「和歌山ビッグ愛」(和歌山市手平、TEL073-435-5200)9階で6月22日、市民シンポジウム「老舗ブランドって何?~駿河屋問題をみんなで考えよう~」が開催された。主催は「和菓子と文化と和歌山 大好き市民連」。
駿河屋問題を考えるシンポジウムでは、廊下にまで参加者があふれた
同シンポジウムは、5月29日に破産手続きを開始した和菓子店「駿河屋」について、市民有志が集まり意見交換会を開こうと企画されたもの。主催者発表による、この日の来場者数は190人超。収容人数60人の会議室には、立ち見もできないほど多くの人が訪れた。
第1部では、和歌山大学経済学部客員教授の鈴木裕範さんが「紀州、日本の和菓子の歴史と総本家駿河屋」というテーマで講演。駿河屋の歴史や歴代の和菓子を紹介した。「駿河屋の店頭に並ぶ羊羹(ようかん)には、日本の羊羹の歴史がそのまま見えた」と振り返り、「和菓子には物語がある。まずはそれを知ってもらいたかった」と締めくくった。
第2部では、鈴木さんほか、県文化協会副会長の森本光子さん、「諏訪園」店主の永原敏行さん、和歌山社会経済研究所の木下雅夫さん、和歌山放送アナウンサーの中川智美さん、和歌山コミュニティ情報研究所事務局長の岩田誠さんが登壇。それぞれの立場から意見を述べた。

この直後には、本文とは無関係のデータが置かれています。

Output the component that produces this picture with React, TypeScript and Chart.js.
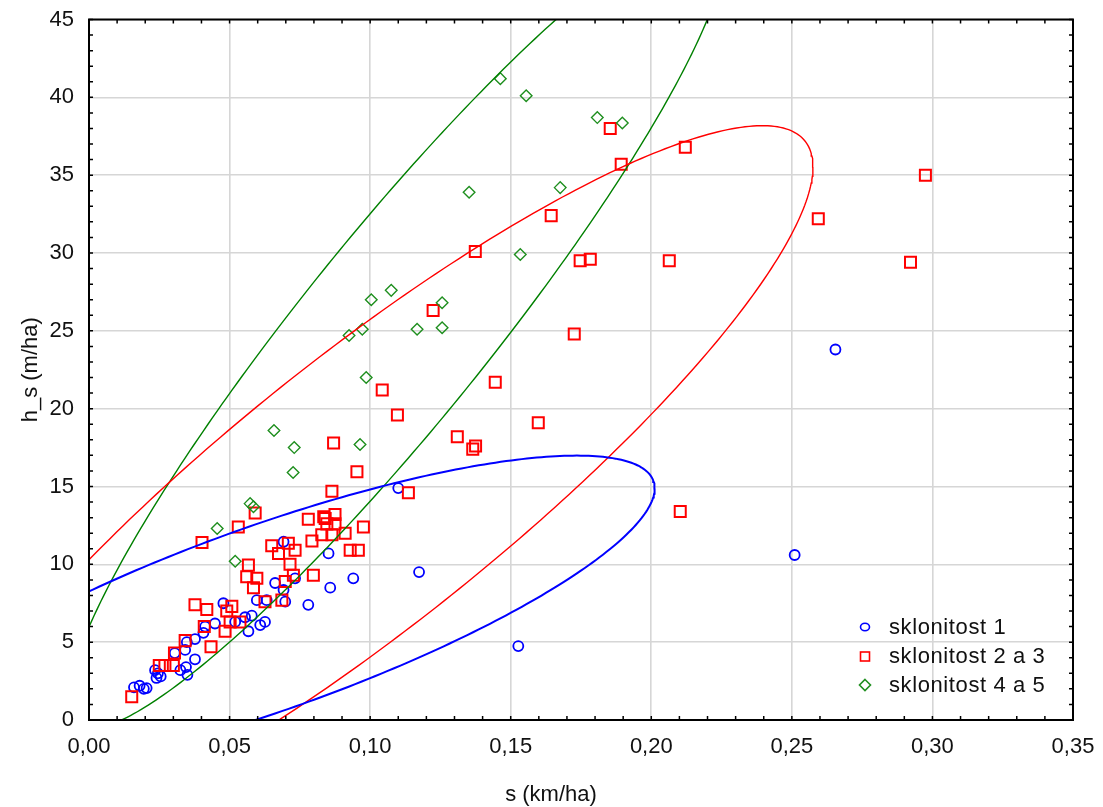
import React, { useEffect, useRef } from 'react';
import { Chart, registerables } from 'chart.js';

Chart.register(...registerables);

// ---------- data ----------
const SERIES_NAMES = ['sklonitost 1', 'sklonitost 2 a 3', 'sklonitost 4 a 5'];
const X_TICKS = [0, 0.05, 0.1, 0.15, 0.2, 0.25, 0.3, 0.35];
const Y_TICKS = [0, 5, 10, 15, 20, 25, 30, 35, 40, 45];
const X_TITLE = 's (km/ha)';
const Y_TITLE = 'h_s (m/ha)';

const s1X = [0.016, 0.018, 0.0195, 0.0205, 0.0235, 0.024, 0.0255, 0.0245, 0.0305, 0.0325, 0.0345, 0.035, 0.0342, 0.0348, 0.0377, 0.0377, 0.0407, 0.0413, 0.0448, 0.0478, 0.052, 0.0555, 0.0579, 0.0567, 0.0609, 0.0626, 0.0597, 0.0632, 0.0662, 0.0692, 0.0698, 0.0733, 0.0692, 0.078, 0.0852, 0.0858, 0.094, 0.110, 0.1174, 0.1527, 0.251, 0.2655];
const s1Y = [2.1, 2.2, 2.0, 2.05, 3.2, 2.7, 2.8, 3.0, 4.3, 3.2, 3.4, 2.9, 4.5, 5.0, 5.2, 3.9, 5.6, 6.0, 6.2, 7.5, 6.3, 6.6, 6.7, 5.7, 6.1, 6.3, 7.7, 7.7, 8.8, 8.35, 7.6, 9.1, 11.45, 7.4, 10.7, 8.5, 9.1, 14.9, 9.5, 4.75, 10.6, 23.8];

const s2X = [0.0152, 0.025, 0.027, 0.030, 0.0304, 0.0342, 0.041, 0.0434, 0.0377, 0.0419, 0.0484, 0.0502, 0.0537, 0.049, 0.0508, 0.0567, 0.0561, 0.0597, 0.0585, 0.0626, 0.0686, 0.0698, 0.0727, 0.0715, 0.0798, 0.065, 0.0709, 0.0674, 0.0733, 0.0793, 0.0828, 0.0864, 0.0911, 0.0976, 0.0846, 0.0875, 0.084, 0.0875, 0.078, 0.0929, 0.0958, 0.0531, 0.0591, 0.0402, 0.0864, 0.0953, 0.087, 0.1136, 0.1097, 0.1043, 0.1224, 0.131, 0.1365, 0.1375, 0.1445, 0.1374, 0.1598, 0.1644, 0.1726, 0.1747, 0.1783, 0.1854, 0.1893, 0.2064, 0.2103, 0.2121, 0.2594, 0.2922, 0.2975, 0.0835];
const s2Y = [1.5, 3.5, 3.5, 3.5, 4.3, 5.1, 6.0, 4.7, 7.4, 7.1, 5.7, 6.3, 6.3, 7.0, 7.3, 9.95, 9.2, 9.1, 8.5, 7.6, 7.7, 8.9, 9.3, 10.0, 9.3, 11.2, 11.35, 10.7, 10.9, 11.5, 11.9, 11.9, 12.0, 12.4, 12.6, 12.6, 12.95, 13.2, 12.9, 10.9, 10.9, 12.4, 13.3, 11.4, 14.7, 15.95, 17.8, 14.6, 19.6, 21.2, 26.3, 18.2, 17.4, 17.6, 21.7, 30.1, 19.1, 32.4, 24.8, 29.5, 29.6, 38.0, 35.7, 29.5, 13.4, 36.8, 32.2, 29.4, 35.0, 13.06];

const s3X = [0.1463, 0.1555, 0.1808, 0.1897, 0.1676, 0.1352, 0.1534, 0.1004, 0.1075, 0.1256, 0.1167, 0.1256, 0.0925, 0.0972, 0.0986, 0.0964, 0.073, 0.0658, 0.0726, 0.0573, 0.0585, 0.0456, 0.052];
const s3Y = [41.2, 40.1, 38.7, 38.35, 34.2, 33.9, 29.9, 27.0, 27.6, 26.8, 25.1, 25.2, 24.7, 25.1, 22.0, 17.7, 17.5, 18.6, 15.9, 13.9, 13.7, 12.3, 10.2];

// ---------- styling ----------
const FONT = '"Liberation Sans", Arial, sans-serif';
const BLUE = '#0000ff';
const RED = '#ff0000';
const GREEN_PT = '#1f8f1f';
const GREEN_LN = '#008000';

const toPoints = (xs: number[], ys: number[]) => xs.map((x, i) => ({ x, y: ys[i] }));

// prediction-interval ellipse (0.95) computed from the series itself
function predictionEllipse(xs: number[], ys: number[], conf = 0.95, steps = 360) {
  const n = xs.length;
  const mx = xs.reduce((a, b) => a + b, 0) / n;
  const my = ys.reduce((a, b) => a + b, 0) / n;
  let sxx = 0, syy = 0, sxy = 0;
  for (let i = 0; i < n; i++) {
    const dx = xs[i] - mx, dy = ys[i] - my;
    sxx += dx * dx; syy += dy * dy; sxy += dx * dy;
  }
  sxx /= n - 1; syy /= n - 1; sxy /= n - 1;
  const sx = Math.sqrt(sxx), sy = Math.sqrt(syy), r = sxy / (sx * sy);
  const m = n - 2;
  const F = (m / 2) * (Math.pow(1 - conf, -2 / m) - 1);
  const k = Math.sqrt(((2 * (n + 1) * (n - 1)) / (n * (n - 2))) * F);
  const pts: { x: number; y: number }[] = [];
  for (let i = 0; i <= steps; i++) {
    const t = (i / steps) * Math.PI * 2;
    const c = Math.cos(t), s = Math.sin(t);
    pts.push({ x: mx + k * sx * c, y: my + k * sy * (r * c + Math.sqrt(1 - r * r) * s) });
  }
  return pts;
}

const framePlugin = {
  id: 'frameAndLegend',
  afterDatasetsDraw(chart: any) {
    const { ctx, chartArea: a, scales } = chart;
    const x = scales.x, y = scales.y;
    ctx.save();
    // minor / major tick marks pointing inwards on all four sides
    ctx.strokeStyle = '#000';
    ctx.lineWidth = 1.5;
    ctx.beginPath();
    for (let i = 0; i <= 35; i++) {
      const px = x.getPixelForValue(i / 100);
      ctx.moveTo(px, a.bottom); ctx.lineTo(px, a.bottom - 4);
      ctx.moveTo(px, a.top); ctx.lineTo(px, a.top + 4);
    }
    for (let j = 0; j <= 45; j++) {
      const py = y.getPixelForValue(j);
      ctx.moveTo(a.left, py); ctx.lineTo(a.left + 4, py);
      ctx.moveTo(a.right, py); ctx.lineTo(a.right - 4, py);
    }
    ctx.stroke();
    ctx.lineWidth = 2;
    ctx.strokeRect(a.left, a.top, a.right - a.left, a.bottom - a.top);

    // legend inside plot
    const lx = 865, tx = 889;
    const rows = [627, 656.5, 685];
    ctx.font = `22px ${FONT}`;
    ctx.fillStyle = '#111';
    ctx.textAlign = 'left';
    ctx.textBaseline = 'middle';
    (ctx as any).letterSpacing = '0.6px';
    SERIES_NAMES.forEach((name, i) => {
      const ry = rows[i];
      ctx.lineWidth = 1.6;
      if (i === 0) {
        ctx.strokeStyle = BLUE;
        ctx.beginPath();
        ctx.ellipse(lx, ry, 4.5, 3.8, 0, 0, Math.PI * 2);
        ctx.stroke();
      } else if (i === 1) {
        ctx.strokeStyle = RED;
        ctx.strokeRect(lx - 4.5, ry - 4.5, 9, 9);
      } else {
        ctx.strokeStyle = GREEN_PT;
        ctx.beginPath();
        ctx.moveTo(lx, ry - 5.5); ctx.lineTo(lx + 5.5, ry); ctx.lineTo(lx, ry + 5.5); ctx.lineTo(lx - 5.5, ry);
        ctx.closePath();
        ctx.stroke();
      }
      ctx.fillText(name, tx, ry + 0.5);
    });
    (ctx as any).letterSpacing = '0px';

    // axis titles
    ctx.fillStyle = '#111';
    ctx.font = `22px ${FONT}`;
    ctx.textAlign = 'center';
    ctx.textBaseline = 'middle';
    ctx.fillText(X_TITLE, 551, 795);
    ctx.translate(31, (a.top + a.bottom) / 2);
    ctx.rotate(-Math.PI / 2);
    ctx.fillText(Y_TITLE, 0, 0);
    ctx.restore();
  },
};

export default function App() {
  const ref = useRef<HTMLCanvasElement | null>(null);

  useEffect(() => {
    if (!ref.current) return;
    Chart.defaults.font.family = FONT;
    const chart = new Chart(ref.current, {
      type: 'scatter',
      data: {
        datasets: [
          {
            label: SERIES_NAMES[0] + ' ellipse', data: predictionEllipse(s1X, s1Y) as any, showLine: true,
            borderColor: BLUE, borderWidth: 2, pointRadius: 0, fill: false, tension: 0, clip: 0 as any, order: 0,
          },
          {
            label: SERIES_NAMES[1] + ' ellipse', data: predictionEllipse(s2X, s2Y) as any, showLine: true,
            borderColor: RED, borderWidth: 1.4, pointRadius: 0, fill: false, tension: 0, clip: 0 as any, order: 0,
          },
          {
            label: SERIES_NAMES[2] + ' ellipse', data: predictionEllipse(s3X, s3Y) as any, showLine: true,
            borderColor: GREEN_LN, borderWidth: 1.4, pointRadius: 0, fill: false, tension: 0, clip: 0 as any, order: 0,
          },
          {
            label: SERIES_NAMES[0], data: toPoints(s1X, s1Y), pointStyle: 'circle', pointRadius: 5,
            borderColor: BLUE, borderWidth: 1.8, backgroundColor: 'rgba(0,0,0,0)', order: 3,
          },
          {
            label: SERIES_NAMES[1], data: toPoints(s2X, s2Y), pointStyle: 'rect', pointRadius: 7.8,
            borderColor: RED, borderWidth: 2, backgroundColor: 'rgba(0,0,0,0)', order: 2,
          },
          {
            label: SERIES_NAMES[2], data: toPoints(s3X, s3Y), pointStyle: 'rectRot', pointRadius: 5.8,
            borderColor: GREEN_PT, borderWidth: 1.4, backgroundColor: 'rgba(0,0,0,0)', order: 1,
          },
        ],
      },
      options: {
        responsive: true,
        maintainAspectRatio: false,
        animation: false,
        events: [],
        layout: { padding: { left: 0, top: 19.5, right: 30, bottom: 0 } },
        plugins: { legend: { display: false }, tooltip: { enabled: false }, title: { display: false } },
        scales: {
          x: {
            type: 'linear', min: 0, max: 0.35,
            afterBuildTicks: (s: any) => { s.ticks = X_TICKS.map((v) => ({ value: v })); },
            afterFit: (s: any) => { s.height = 87; s.paddingLeft = 0; s.paddingRight = 0; },
            ticks: {
              font: { size: 22, family: FONT }, color: '#111', padding: 14, maxRotation: 0, autoSkip: false,
              callback: (v: any) => Number(v).toFixed(2).replace('.', ','),
            },
            grid: { color: '#d6d6d6', lineWidth: 1.6, drawTicks: false },
            border: { display: false },
          },
          y: {
            type: 'linear', min: 0, max: 45,
            afterBuildTicks: (s: any) => { s.ticks = Y_TICKS.map((v) => ({ value: v })); },
            afterFit: (s: any) => { s.width = 89; s.paddingTop = 0; s.paddingBottom = 0; },
            ticks: { font: { size: 22, family: FONT }, color: '#111', padding: 15, autoSkip: false },
            grid: { color: '#d6d6d6', lineWidth: 1.6, drawTicks: false },
            border: { display: false },
          },
        },
      },
      plugins: [framePlugin],
    });
    return () => chart.destroy();
  }, []);

  return (
    <div style={{ position: 'absolute', left: 0, top: 0, width: 1103, height: 807, background: '#fff' }}>
      <canvas ref={ref} />
    </div>
  );
}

冒頭では「なくなっていいの?駿河屋」という呼び掛けで始まり、再建に成功した老舗の事例が取り上げられた。まちづくりとの関係や、茶道と駿河屋の結びつき、倒産発表後に市民から寄せられたエピソードなどが約1時間30分にわたって語られた。
質疑応答で会場からは「とてもよい勉強会だった」との意見が出る一方、「もう少し具体的な話を聞きたい。再建できるのかどうか」「新会社がもしできたとして、本当にやっていけるのかどうか」と心配の声も多くあがっていた。
シンポジウムの最後には、パネラーが「再生を希望する。みんなで応援しよう」と提言。会場の拍手で賛同が求められ、およそ半数が呼びかけに応え閉幕した。
今後、2回目の開催を調整中という。日程などは未定。